Breakfast was served every morning from 7:30 to 9:30; when we slept until 10:30 one morning we found breakfast still waiting for us. Cornflakes, breads, boiled eggs and porridge were on offer, along with fruit juices, coffee and tea.

When the sun was shining, we'd walk down to the lake less than 30 yards distant. The water was clear and cold, and we seldom had to put up with the droning of motorboats. Morgan, our younger child, spent hours testing her courage at the water's edge or trying to engage a 2-foot high porcelain elf -- one of the many that dotted the farmyard. Eve and I traveled gracefully by rowboats on long, peaceful explorations of the cottage-dotted coast. When I expressed an interest in fishing, Sirkku went out and bought a small rod and reel. Somehow we never found the time to use it.

wandered the paths that Risto uses to exercise his horses throughout the forested grounds, including one that led to some swings and a slide. We'd often walk up to the horses grazing in the meadow -- not for any reason in particular, but just to see them, or as a destination when we were trying to stroll Morgan to sleep.

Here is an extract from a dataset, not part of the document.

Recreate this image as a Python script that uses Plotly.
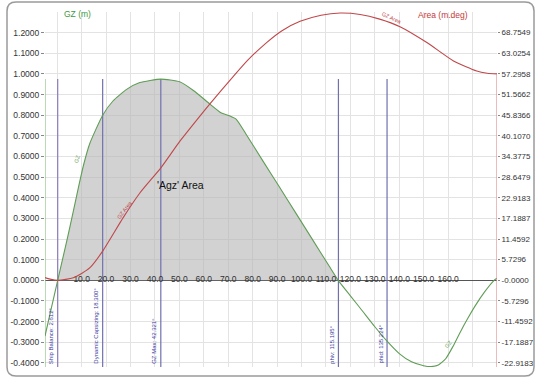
import plotly.graph_objects as go

# ---------------- data ----------------
gz_angles = [-5, -2.5, 0.2, 3.9, 6.6, 8.6, 10.7, 13.4, 18.6, 22.9, 28.4, 33.8, 42.4, 50.1,
             56.3, 62.4, 67.0, 70.5, 73.3, 77.3, 84.1, 90.9, 97.8, 104.5, 111.3, 115.0,
             120.0, 125.0, 130.0, 135.0, 140.0, 145.0, 150.0, 153.0, 156.0, 159.0,
             162.0, 165.0, 168.0, 171.0, 175.0, 178.8, 180.0]
gz_values = [-0.27, -0.14, 0.0, 0.19, 0.335, 0.445, 0.555, 0.665, 0.80, 0.87, 0.925, 0.958, 0.975, 0.962,
             0.915, 0.855, 0.812, 0.797, 0.78, 0.708, 0.58, 0.453, 0.323, 0.197, 0.069, 0.0,
             -0.075, -0.15, -0.225, -0.295, -0.355, -0.395, -0.414, -0.418, -0.41, -0.38,
             -0.32, -0.25, -0.185, -0.125, -0.055, 0.0, 0.01]

area_angles = [-5, -2.5, 0.2, 3.5, 6.6, 10, 13.4, 18.6, 27, 33.9, 42.5, 50.3, 58.4, 62.5, 72.1,
               78.0, 85.7, 92.0, 99.4, 108, 115.8, 124, 132, 140.3, 151.3, 162.2, 171.7, 176.0, 180]
area_values = [0.75, 0.25, 0.0, 0.25, 0.72, 1.9, 3.5, 8.1, 17.4, 24.3, 31.3, 38.7, 45.6, 49.0, 56.6,
               61.1, 66.0, 69.3, 71.9, 73.6, 74.2, 73.8, 72.5, 70.4, 66.0, 60.9, 58.1, 57.5, 57.2958]

crit_positions = [0.2, 18.6, 42.4, 115.1, 135.0]
crit_labels = ["Ship Balance: 2.612°", "Dynamic Capsizing: 18.300°", "GZ Max: 42.321°",
               "phiv: 115.195°", "phid: 135.224°"]
crit_colors = ["#8a78ba", "#7070ae", "#7070ae", "#7070ae", "#7070ae"]

x_tick_vals = [10, 20, 30, 40, 50, 60, 70, 80, 90, 100, 110, 120, 130, 140, 150, 160]
x_tick_text = ["10.0", "20.0", "30.0", "40.0", "50.0", "60.0", "70.0", "80.0", "90.0",
               "100.0", "110.0", "120.0", "130.0", "140.0", "150.0", "160.0"]

gz_tick_vals = [1.2, 1.1, 1.0, 0.9, 0.8, 0.7, 0.6, 0.5, 0.4, 0.3, 0.2, 0.1, 0.0, -0.1, -0.2, -0.3, -0.4]
gz_tick_text = ["1.2000", "1.1000", "1.0000", "0.9000", "0.8000", "0.7000", "0.6000", "0.5000",
                "0.4000", "0.3000", "0.2000", "0.1000", "0.0000", "-0.1000", "-0.2000",
                "-0.3000", "-0.4000"]
area_tick_text = ["68.7549", "63.0254", "57.2958", "51.5662", "45.8366", "40.1070", "34.3775",
                  "28.6479", "22.9183", "17.1887", "11.4592", "5.7296", "-0.0000", "-5.7296",
                  "-11.4592", "-17.1887", "-22.9183"]

DEG = 57.29578
X_RANGE = [-5, 180]
Y_RANGE = [-0.42, 1.3]

FONT = "Liberation Sans, Arial, Helvetica, sans-serif"
GREEN = "#5f9d55"
RED = "#c0474a"

fig = go.Figure()

# positive GZ area (fill)
pos_x = [a for a, v in zip(gz_angles, gz_values) if 0.2 <= a <= 115.0]
pos_y = [v for a, v in zip(gz_angles, gz_values) if 0.2 <= a <= 115.0]
fig.add_trace(go.Scatter(x=pos_x, y=pos_y, mode="lines", line=dict(width=0, shape="spline", smoothing=0.5),
                         fill="tozeroy", fillcolor="rgba(180,180,180,0.6)", hoverinfo="skip",
                         showlegend=False))

# criteria lines
gz_max = max(gz_values)
for pos, col in zip(crit_positions, crit_colors):
    fig.add_trace(go.Scatter(x=[pos, pos], y=[Y_RANGE[0], gz_max], mode="lines",
                             line=dict(color=col, width=1.2), showlegend=False, hoverinfo="skip"))

# left (green) axis line
fig.add_trace(go.Scatter(x=[X_RANGE[0], X_RANGE[0]], y=[Y_RANGE[0], gz_max], mode="lines",
                         line=dict(color="#8cc084", width=1.2), showlegend=False, hoverinfo="skip",
                         cliponaxis=False))

# GZ curve
fig.add_trace(go.Scatter(x=gz_angles, y=gz_values, mode="lines",
                         line=dict(color=GREEN, width=1.1, shape="spline", smoothing=0.5),
                         showlegend=False, hoverinfo="skip"))

# Area curve
fig.add_trace(go.Scatter(x=area_angles, y=area_values, mode="lines", yaxis="y2",
                         line=dict(color=RED, width=1.1, shape="spline", smoothing=0.6),
                         showlegend=False, hoverinfo="skip"))
# right (red) axis line
fig.add_trace(go.Scatter(x=[X_RANGE[1], X_RANGE[1]], y=[Y_RANGE[0] * DEG, area_values[-1]],
                         mode="lines", yaxis="y2", line=dict(color="#e09090", width=1.2),
                         showlegend=False, hoverinfo="skip", cliponaxis=False))

# x tick labels on the zero line
fig.add_trace(go.Scatter(x=x_tick_vals, y=[0] * len(x_tick_vals), mode="text", text=x_tick_text,
                         textposition="middle center", textfont=dict(size=8.5, color="#333", family=FONT),
                         showlegend=False, hoverinfo="skip", cliponaxis=False))

annotations = []
for pos, lab in zip(crit_positions, crit_labels):
    annotations.append(dict(x=pos, y=Y_RANGE[0], xref="x", yref="y", text=lab, textangle=-90,
                            showarrow=False, xanchor="right", yanchor="bottom", xshift=-2, yshift=1,
                            font=dict(size=6, color="#3a3aa0", family=FONT)))

annotations += [
    dict(x=50.5, y=0.464, xref="x", yref="y", text="'Agz' Area", showarrow=False,
         font=dict(size=10.5, color="#111", family=FONT)),
    dict(x=8.1, y=0.588, xref="x", yref="y", text="GZ", showarrow=False, textangle=-72,
         font=dict(size=5.5, color=GREEN, family=FONT)),
    dict(x=160.1, y=-0.307, xref="x", yref="y", text="GZ", showarrow=False, textangle=-50,
         font=dict(size=5.5, color=GREEN, family=FONT)),
    dict(x=27.5, y=0.341, xref="x", yref="y", text="GZ Area", showarrow=False, textangle=-52,
         font=dict(size=5.5, color=RED, family=FONT)),
    dict(x=137.0, y=1.271, xref="x", yref="y", text="GZ Area", showarrow=False, textangle=25,
         font=dict(size=5.5, color=RED, family=FONT)),
    dict(x=0.037, y=1.014, xref="paper", yref="paper", text="GZ (m)", showarrow=False,
         font=dict(size=8.5, color="#3f9a3f", family=FONT)),
    dict(x=0.940, y=1.012, xref="paper", yref="paper", text="Area (m.deg)", showarrow=False,
         font=dict(size=8.5, color="#c43a3a", family=FONT)),
]

# rounded frame around the chart (paper coordinates)
W, H = 452.0, 355.0
def px(x):
    return (x - 45) / W
def py(y):
    return (367 - y) / H
x0, x1, yt, yb = px(7), px(534), py(2), py(376)
rx, ry = 9 / W, 9 / H
frame_path = (f"M {x0+rx},{yt} L {x1-rx},{yt} Q {x1},{yt} {x1},{yt-ry} "
              f"L {x1},{yb+ry} Q {x1},{yb} {x1-rx},{yb} L {x0+rx},{yb} Q {x0},{yb} {x0},{yb+ry} "
              f"L {x0},{yt-ry} Q {x0},{yt} {x0+rx},{yt} Z")

fig.update_layout(
    width=540, height=383,
    margin=dict(l=45, r=43, t=12, b=16, autoexpand=False),
    paper_bgcolor="white", plot_bgcolor="white",
    font=dict(family=FONT, size=8.5, color="#333"),
    showlegend=False,
    xaxis=dict(range=X_RANGE, tick0=0, dtick=10, showticklabels=False, showgrid=True,
               gridcolor="#e3e3e3", gridwidth=1, zeroline=False, showline=False, ticks="",
               automargin=False),
    yaxis=dict(range=Y_RANGE, tickvals=gz_tick_vals, ticktext=gz_tick_text, ticks="outside",
               ticklen=3, tickcolor="#888", showgrid=True, gridcolor="#e3e3e3", gridwidth=1,
               zeroline=True, zerolinecolor="#555", zerolinewidth=1, showline=False,
               tickfont=dict(size=8.5, color="#333"), automargin=False),
    yaxis2=dict(range=[Y_RANGE[0] * DEG, Y_RANGE[1] * DEG], overlaying="y", side="right",
                tickvals=[v * DEG for v in gz_tick_vals], ticktext=area_tick_text,
                ticks="outside", ticklen=2, tickcolor="#888", showgrid=False, zeroline=False,
                showline=False, tickfont=dict(size=8, color="#333"), automargin=False),
    annotations=annotations,
    shapes=[dict(type="path", xref="paper", yref="paper", path=frame_path,
                 line=dict(color="#9a9a9a", width=1.5), fillcolor="rgba(0,0,0,0)", layer="above")],
)

fig.write_html("out.html")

Risto's son, Oscar, taught Eve the rudiments of Finnish baseball -- yes there is such a thing, played with a fairly good imitation of a bat. We reciprocated by lobbing a couple of creampuff pitches his way.

It is important to remember that this was a working farm, and that precautions for guests such as ourselves were secondary to its main purpose. The Finns have a '50s sensibility of liability exposure that may strike Americans as incautious. So we had to watch that Morgan did not play with the darts that we found in the sandbox, and we were careful that Eve did not disappear into one of the open tool and machine sheds.

For lunch we were on our own, but the village store was less than a mile away. We kept our cheeses, yogurt, milk and bread in a refrigerator reserved for guests.

The dinner bell would sound at 5:30 p.m. Meals were simple and hearty -- lamb stews, lots of potatoes, fried fish and pasta.

After dinner we'd dress the kids in pajamas and go downstairs to the den to play games, color and try to decipher Finnish television.

We did manage to have a private, childless sauna one evening. The Finns, contrary to legend, are the true inventors of the sauna, and the small, wooden smokehouses are ubiquitous throughout the country.

Risto would fire the sauna up every evening after dinner, placing cordwood in the simple, stone-topped heater. Next to the heater was a vat full of hot water, and opposite this was an equally large container of cold water, each outfitted with necessary scoops and buckets. Guests reserved hourlong blocs, but since we took the last slot, at 9 p.m., we had the lakeside sauna for as long as . . . until we were told that Morgan was awake and crying. It was heaven while it lasted.

One day, when the clouds gathered, we drove south for a couple of miles to the town of Vaaksy. There, bridging the quarter-mile between lakes Paijanne and Vesijarvi is a tree-lined canal, complete with a working lock in its middle. Watching the lock in operation from the vantage point of an outdoor ice cream parlor provided an afternoon's easygoing entertainment.

After dinner that evening, Risto offered us sahti, a traditional malt drink that he had brewed in the sauna -- versatile contraptions, aren't they? We sat together at a table next to the Finnish flag that flies in front of the farmhouse and sipped the bitter home brew. True, we had come a very long way, and we had not seen much of Finland. Or then again, maybe we had.